Allyn Gibson: One memorable sequence in From Hell is the tour of London in which Sir William Gull explains to the coachman, Netley, the occult meanings of the architecture of Nicholas Hawksmoor's churches. We understand you are adjusting some of the artistic details in this sequence for the new edition of From Hell. Was this behind the remastering and coloring of From Hell, or had the idea of revisiting From Hell and updating it been working at the back of your mind for a while?

Eddie Campbell: In thirty years one gets to second guess a lot of the artistic choices. And there are things that are just facts, like the way a horse's legs and shoulder muscles move when it is starting to pull a coach in contrast to when it is stopping. And just the way a coach is built. Every time I would see one in a movie or in a museum I would want to go back and fix something in the book.

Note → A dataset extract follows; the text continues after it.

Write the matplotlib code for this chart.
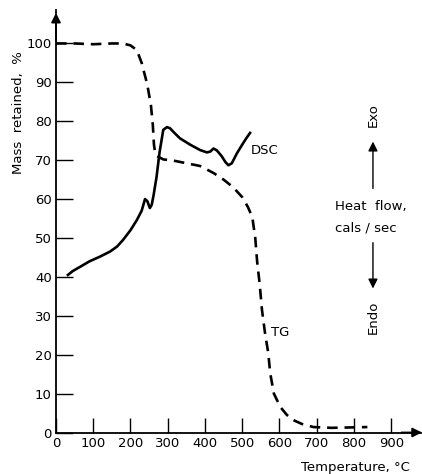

Well, now I get to fix a lot of stuff, but I hope to do it without rupturing the ragged informalities that made the thing work in the first place; that youthful arrogance that gives us the panache to make it look like we know more than we do. In the second volume, the one with the coach tour of London, the older reader will find that there are ten or a dozen replaced panels he has never seen before. But Han still shoots first.

Allyn Gibson: For readers of the original From Hell, what sort of new experience do you hope they will have with the Master Editions? For new readers, what do you hope they will discover in the book?

Eddie Campbell: The Master Edition is so vivid that it will make the experience of reading the old version feel like you were seeing it though a woolly sweater. It will be like seeing From Hell for the first time. And for the new reader, they WILL be seeing it for the first time.